Pack die Badehose aus

Da möchte man selbst als Hetero in eine Zeitmaschine steigen und sich durchvögeln lassen: Auf Fire Island gab es in den 70ern eine ziemlich vergnügte Gay Community. Die Polaroids von Tom Bianchi beweisen es. Von Felix Denk

Am Hafen ging immer was ab. Im Blue Whale zum Beispiel, wo sonntags zum Tea Dance die besten DJs aus der New Yorker Clubszene auflegten. Der Supermarkt daneben war auch berühmt, als Cruising Spot. Und wenn die Fähre anlegte und noch mehr muskelgestählte, partyhungrige Männer in die sandige Parallelwelt 57 Kilometer vor New York brachte, war das jedes Mal ein Großereignis. Da kam schon mal die halbe Insel vorbei und schaute, wer so ausstieg. 
Im Christentum und im Islam mag das Paradies ein Garten sein, für die amerikanische Schwulenbewegung war es eine Insel. Fire Island, 48 Kilometer lang, einen Kilometer breit und südlich von Long Island gelegen, war der wahrscheinlich hedonistischste Ort der an Ausschweifungen nicht eben armen 70er-Jahre. 
Man wüsste viel weniger über diese schwule Enklave, wäre da nicht Tom Bianchi gewesen. Er ist das visuelle Gedächtnis von Fire Island. Mitte der 70er-Jahre arbeitete er als junger Anwalt bei Columbia Pictures. Als ihm eine Polaroidkamera in die Hände fiel, begann er seine Freunde zu fotografieren, mit denen er die Sommerwochenenden auf Fire Island verbrachte. Die Sofortbildkamera sollte sich als ideal erweisen. Nicht nur, weil die Bildästhetik die Fotos wie gemalt aussehen ließ, sondern weil man die Bilder gleich anschauen konnte und die Fotografierten Bianchi nach und nach ihr Vertrauen schenkten. Auf den Polaroids tritt etwas ans Licht, das im Rest der Welt gut versteckt werden musste. Schließlich war Schwulsein zu dieser Zeit etwas Heimliches bis Gefährliches. 
Die Sommertage, die Bianchi fotografierte, folgten einem steten Rhythmus. Das An- und Ausziehen der engen Speedo-Badehosen gab den Takt vor. Wer nicht gerade tanzt, liegt in der Sonne, schwimmt im Atlantik oder hat Sex in irgendeiner Hängematte. Die Party-Crowd, die im Sommer Wochenende für Wochenende aus New York kam, zog erst ab, wenn im Herbst die Gänse nach Süden flogen und die Schmetterlinge in den Dünen starben, wie es der Schriftsteller Andrew Holleran in seinem Disco-Roman „Dancer from the Dance“ bittersüß formulierte. Dann überwinterte die Szene in den New Yorker Clubs wie im Le Jardin oder im The Saint. 
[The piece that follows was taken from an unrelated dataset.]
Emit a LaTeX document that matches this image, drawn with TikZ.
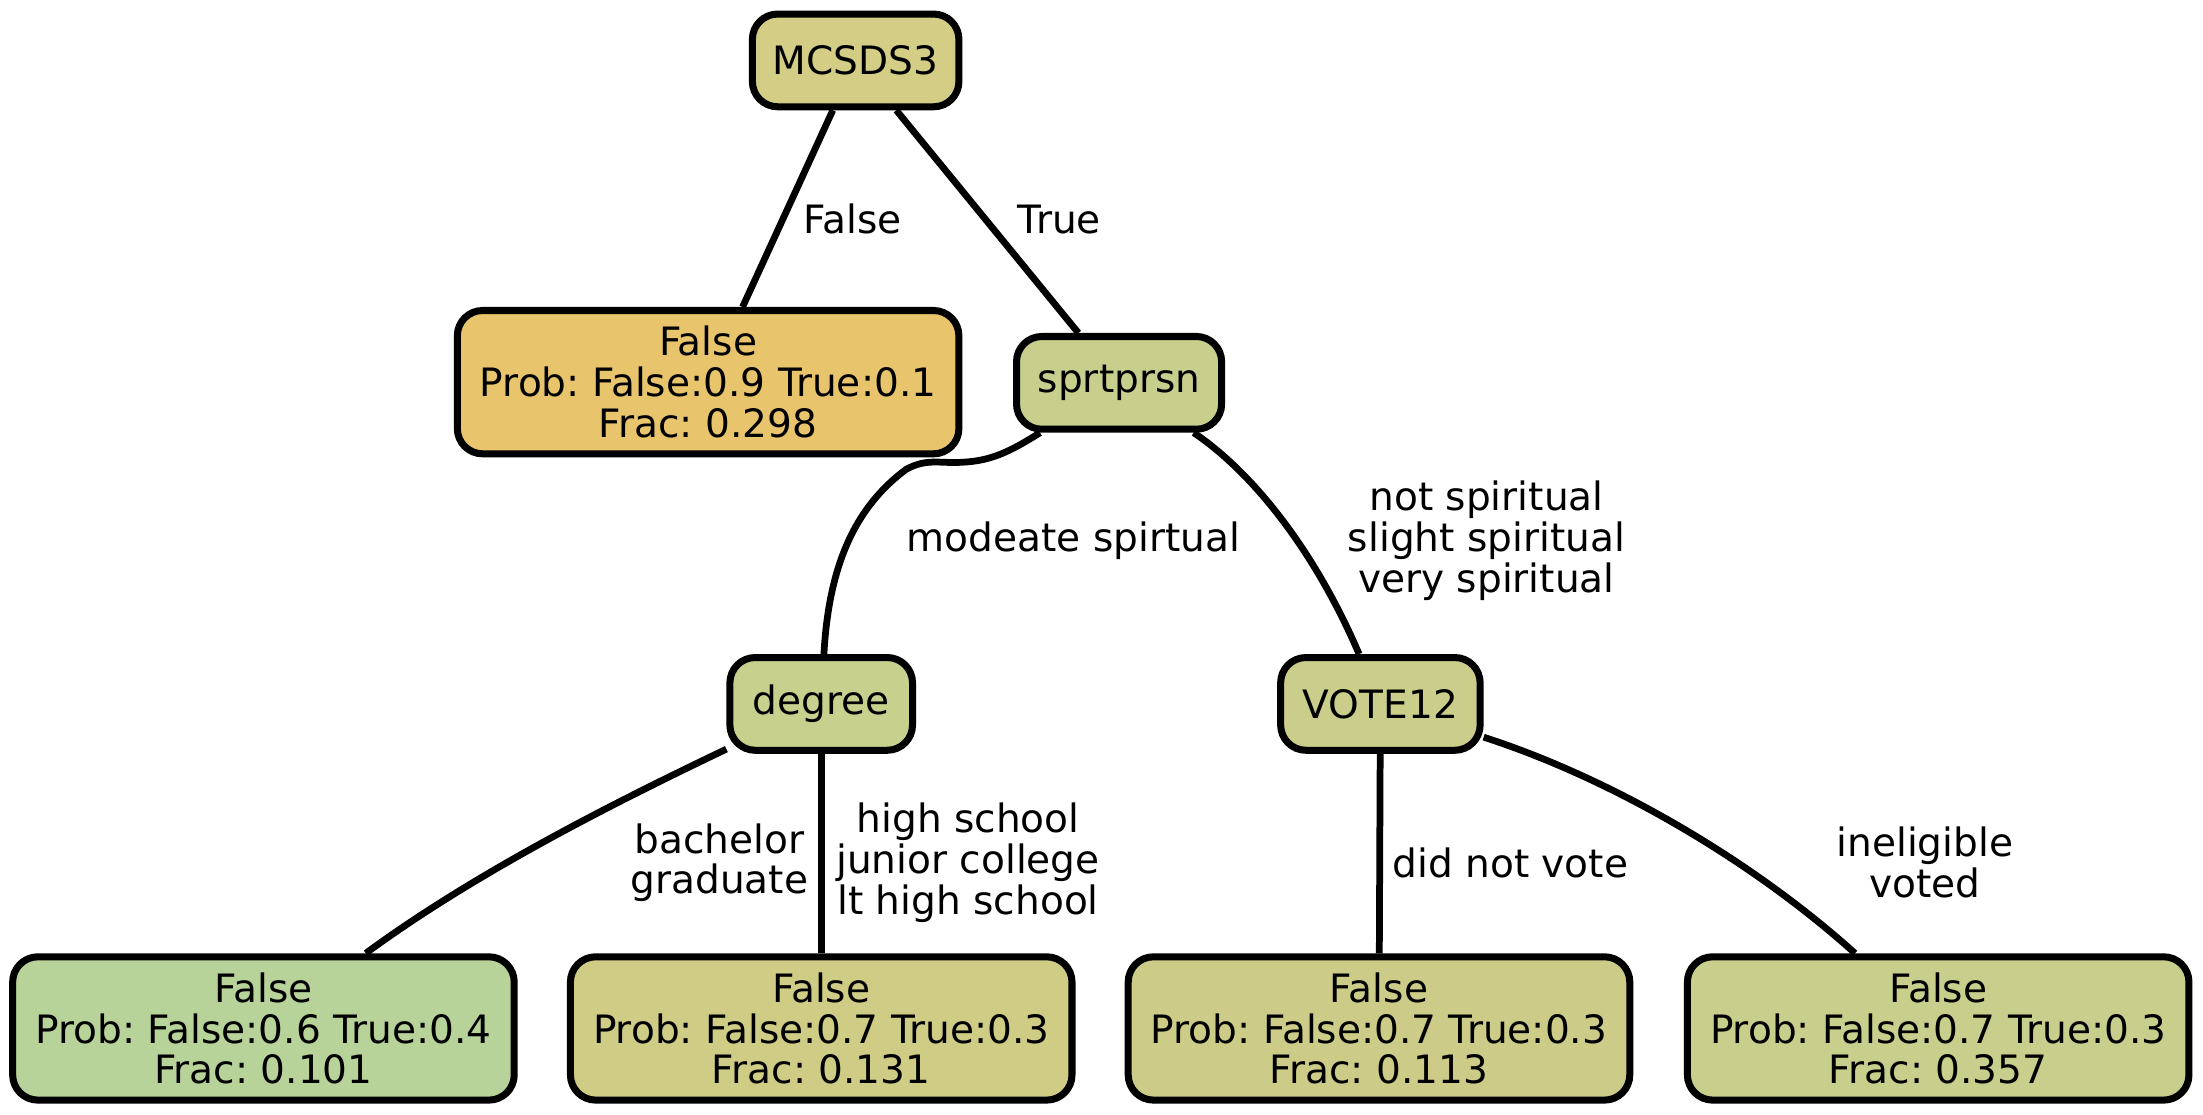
\documentclass[tikz,border=0pt]{standalone}
\usepackage{fontspec}
\setmainfont{DejaVu Sans}
\frenchspacing
\definecolor{cM}{HTML}{D3CD86}
\definecolor{cL1}{HTML}{E8C56C}
\definecolor{cS}{HTML}{C8CF8D}
\definecolor{cD}{HTML}{C8D08E}
\definecolor{cV}{HTML}{CACE8A}
\definecolor{cL2}{HTML}{B8D39A}
\definecolor{cL3}{HTML}{CFCC86}
\definecolor{cL4}{HTML}{CCCC88}
\definecolor{cL5}{HTML}{C8CE8C}
\tikzset{
  box/.style={draw=black, line width=5pt, rounded corners=18pt, inner sep=0pt, align=center,
    font=\fontsize{27.8}{29}\selectfont},
  inner/.style={box, minimum width=147pt, minimum height=66pt},
  leaf/.style={box, minimum width=357pt, minimum height=102pt},
  edge/.style={draw=black, line width=4.8pt},
  lab/.style={align=center, inner sep=0pt, font=\fontsize{27.8}{29}\selectfont}
}
\begin{document}
\begin{tikzpicture}[x=1pt,y=-1pt]
\useasboundingbox (0,0) rectangle (1568,793);
% nodes
\node[inner, fill=cM, minimum width=147pt] (m) at (609,43) {MCSDS3};
\node[leaf, fill=cL1] (l1) at (504,272) {False\\Prob: False:0.9 True:0.1\\Frac: 0.298};
\node[inner, fill=cS, minimum width=146pt] (s) at (796.5,272.5) {sprtprsn};
\node[inner, fill=cD, minimum width=130pt] (d) at (584.5,501) {degree};
\node[inner, fill=cV, minimum width=142pt] (v) at (982.5,501) {VOTE12};
\node[leaf, fill=cL2] (l2) at (187.5,732) {False\\Prob: False:0.6 True:0.4\\Frac: 0.101};
\node[leaf, fill=cL3] (l3) at (584.5,732) {False\\Prob: False:0.7 True:0.3\\Frac: 0.131};
\node[leaf, fill=cL4] (l4) at (981.5,732) {False\\Prob: False:0.7 True:0.3\\Frac: 0.113};
\node[leaf, fill=cL5] (l5) at (1379.5,732) {False\\Prob: False:0.7 True:0.3\\Frac: 0.357};
% edges
\path[edge] (m) -- (l1);
\path[edge] (m) -- (s);
\path[edge] (s) .. controls (718,322) and (705,328) .. (685,329) .. controls (668,330) and (660,326) .. (645,334) .. controls (610,360) and (590,400) .. (d);
\path[edge] (s) .. controls (890,335) and (935,390) .. (v);
\path[edge] (d) .. controls (440,570) and (340,620) .. (l2);
\path[edge] (d) -- (l3);
\path[edge] (v) -- (l4);
\path[edge] (v) .. controls (1150,555) and (1250,615) .. (l5);
% labels
\node[lab] (tF) at (607,156) {False};
\node[lab] (tT) at (754,156) {True};
\node[lab] (tMod) at (764,385) {modeate spirtual};
\node[lab] (tSp) at (1058,385) {not spiritual\\slight spiritual\\very spiritual};
\node[lab] (tBa) at (512,614) {bachelor\\graduate};
\node[lab] (tHi) at (689,614) {high school\\junior college\\lt high school};
\node[lab] (tDn) at (1075,614) {did not vote};
\node[lab] (tIn) at (1370,614) {ineligible\\voted};
\end{tikzpicture}
\end{document}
Letzterer Club sollte bald traurige Berühmtheit erlangen. Als eine neue, rätselhafte Krankheit von Los Angeles nach New York gelangte und erste Todesopfer forderte, wurde sie auch „Saints Disease“ genannt. Als Aids explodierte, wurde Fire Island zum Ground Zero der Gay Community. Nicht weniger als eine Welt ging da qualvoll zu Ende. Die Party war vorbei. Und jedes Jahr, wenn die Saison wieder anfing, fragte man sich, wer alles nicht mehr kommen würde. Ohne es ahnen zu können, dokumentierte Bianchi mit seinen Polaroids die erste Generation schwuler Männer, die an Aids starben. Es sollten ausgerechnet die Gym-gestählten, kraftstrotzenden Adonisse sein, die als Erste von der Immunschwächekrankheit dahingerafft wurden. 
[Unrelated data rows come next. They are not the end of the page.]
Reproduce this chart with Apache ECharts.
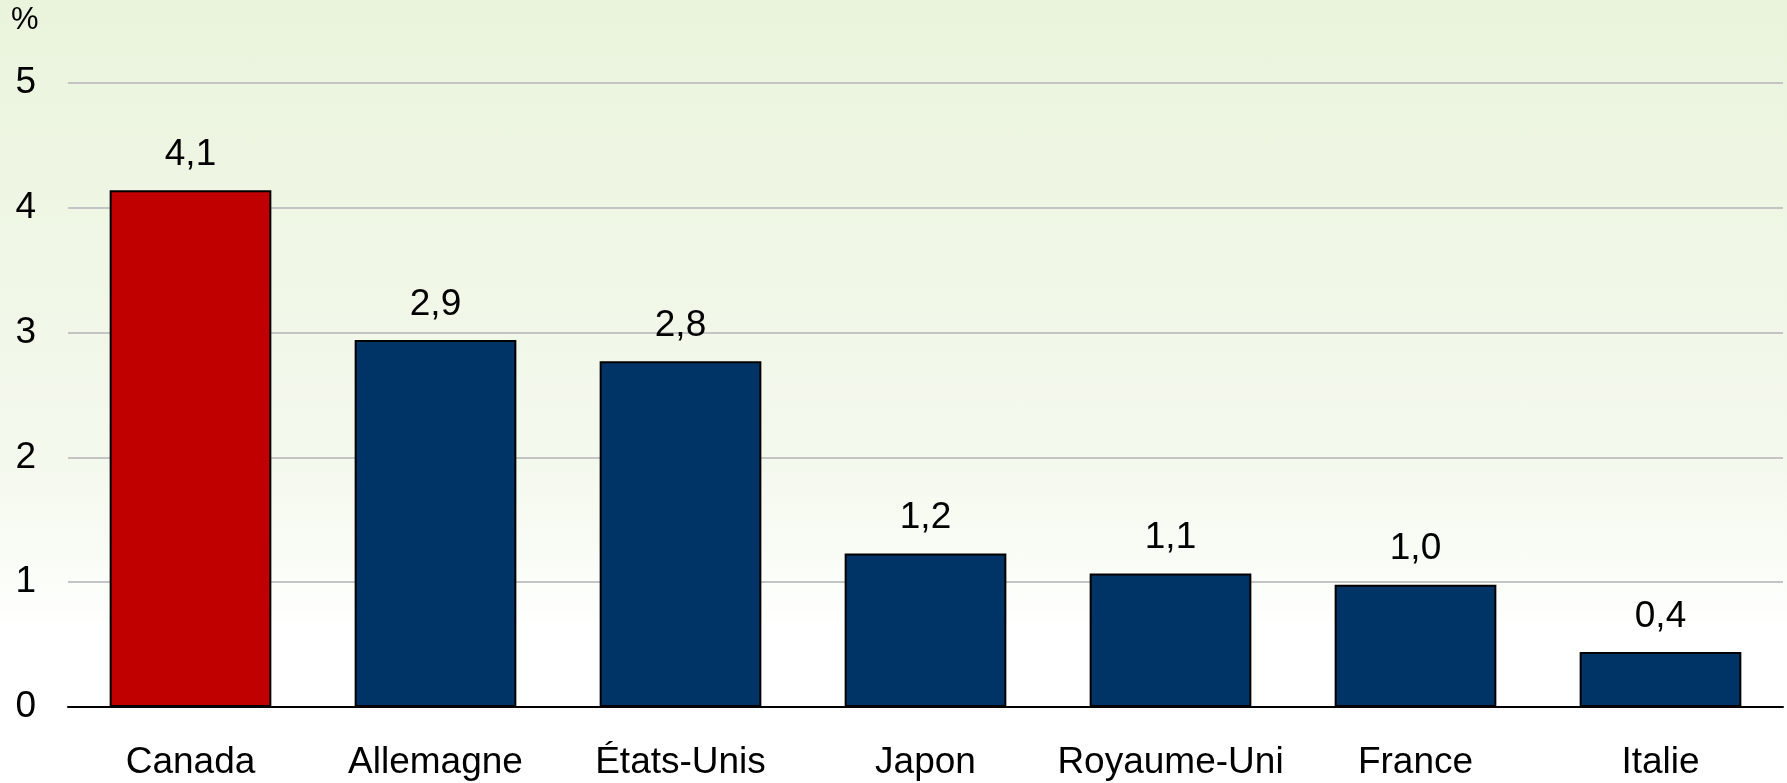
<!DOCTYPE html>
<html><head><meta charset="utf-8">
<script src="https://cdn.jsdelivr.net/npm/echarts@6/dist/echarts.min.js"></script>
<style>
html,body{margin:0;padding:0;width:1787px;height:783px;overflow:hidden;}
#c{width:1787px;height:783px;background:linear-gradient(to bottom,#eaf4dc 0%,#f4f9ee 60%,#fdfefb 78%,#ffffff 80%,#ffffff 100%);}
</style></head>
<body><div id="c"></div>
<script>
const categories = ['Canada','Allemagne','États-Unis','Japon','Royaume-Uni','France','Italie'];
const values = [4.14, 2.94, 2.77, 1.23, 1.07, 0.98, 0.44];
const barColors = ['#c00000','#003366','#003366','#003366','#003366','#003366','#003366'];
const yTicks = [0,1,2,3,4,5];
const unitLabel = '%';

const chart = echarts.init(document.getElementById('c'), null, {renderer:'canvas'});
const FONT = 'Liberation Sans, Arial, sans-serif';
chart.setOption({
  backgroundColor: 'transparent',
  animation: false,
  title: {text: unitLabel, left: 11, top: 5, padding: 0, itemGap: 0,
    textStyle: {fontSize: 31, fontWeight: 'normal', fontFamily: FONT, color: '#000'}},
  grid: {left: 68, right: 4, top: 83, bottom: 76, containLabel: false},
  xAxis: {
    type: 'category', data: categories,
    axisLine: {show: true, lineStyle: {color: '#000', width: 2}},
    axisTick: {show: false},
    axisLabel: {interval: 0, color: '#000', fontSize: 37, fontFamily: FONT, margin: 37}
  },
  yAxis: {
    type: 'value', min: yTicks[0], max: yTicks[yTicks.length-1], interval: 1,
    axisLine: {show: false}, axisTick: {show: false},
    axisLabel: {color: '#000', fontSize: 37, fontFamily: FONT, margin: 32},
    splitLine: {lineStyle: {color: '#c4c4c4', width: 2}}
  },
  series: [{
    type: 'bar',
    data: values.map((v,i)=>({value:v, itemStyle:{color: barColors[i]}})),
    barCategoryGap: '34%',
    itemStyle: {borderColor: '#000', borderWidth: 2},
    label: {show: true, position: 'top', distance: 17, color: '#000', fontSize: 37, fontFamily: FONT,
      formatter: p => p.value.toFixed(1).replace('.', ',')}
  }]
});
</script></body></html>
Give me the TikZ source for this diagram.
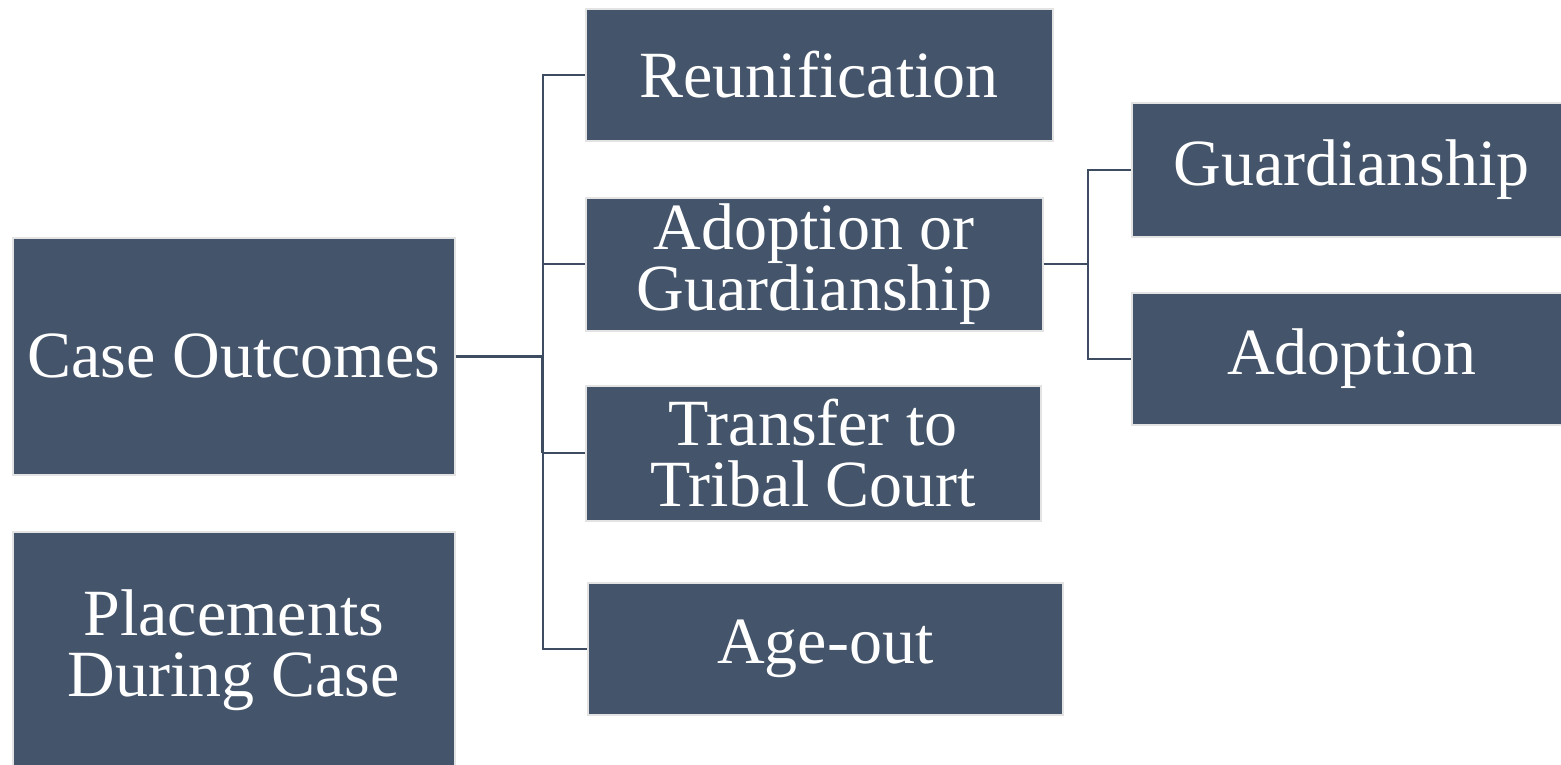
\documentclass[tikz,border=0pt]{standalone}
\usepackage{fontspec}
\setmainfont{Liberation Serif}
\definecolor{boxfill}{HTML}{44546A}
\definecolor{boxedge}{HTML}{E3E3E3}
\definecolor{linkcol}{HTML}{3D4C61}
\begin{document}
\begin{tikzpicture}[x=1pt,y=-1pt,
  box/.style={rectangle, fill=boxfill, draw=boxedge, line width=1.5pt,
    anchor=north west, inner sep=0pt, align=center, text=white,
    font=\fontsize{66}{61}\selectfont},
  link/.style={draw=linkcol, line width=2pt},
  thicklink/.style={draw=linkcol, line width=3.5pt}]
\useasboundingbox (0,0) rectangle (1561,764);
\fill[white] (0,0) rectangle (1561,764);
\clip (0,0) rectangle (1561,764);
% left column
\node[box, minimum width=442pt, minimum height=237pt] (co) at (12,237) {Case Outcomes};
\node[box, minimum width=442pt, minimum height=237pt] (pl) at (12,531) {Placements\\During Case};
% middle column
\node[box, minimum width=467pt, minimum height=132pt] (re) at (585,8) {Reunification};
\node[box, minimum width=457pt, minimum height=133pt] (ag) at (585,197) {Adoption or\\Guardianship};
\node[box, minimum width=455pt, minimum height=135pt] (tr) at (585,385) {Transfer to\\Tribal Court};
\node[box, minimum width=475pt, minimum height=132pt] (ao) at (587,582) {Age-out};
% right column
\node[box, minimum width=440pt, minimum height=134pt] (gu) at (1131,102) {Guardianship};
\node[box, minimum width=440pt, minimum height=132pt] (ad) at (1131,292) {Adoption};
% connectors from Case Outcomes
\draw[thicklink] (co.east) -- ++(87,0) coordinate (j1) -- ++(0,97);
\draw[link] (j1) |- (re.west);
\draw[link] (j1) |- (ag.west);
\draw[link] (j1) |- (tr.west);
\draw[link] (j1) |- (ao.west);
% connectors from Adoption or Guardianship
\draw[link] (ag.east) -- ++(44,0) coordinate (j2);
\draw[link] (j2) |- (gu.west);
\draw[link] (j2) |- (ad.west);
\end{tikzpicture}
\end{document}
Bianchi selbst hatte da seinen Anwaltsjob schon an den Nagel gehängt, wurde Aktfotograf und gründete eine Biotech-Firma, die Medikamente gegen die Krankheit erforschte. Seine Bilder von Fire Island, die Ende der 70er-Jahre niemand veröffentlichen wollte, hielt er lange in einem Schuhkarton verschlossen. Zu viele traurige Erinnerungen. Erst 2013 erschienen sie schließlich als Buch.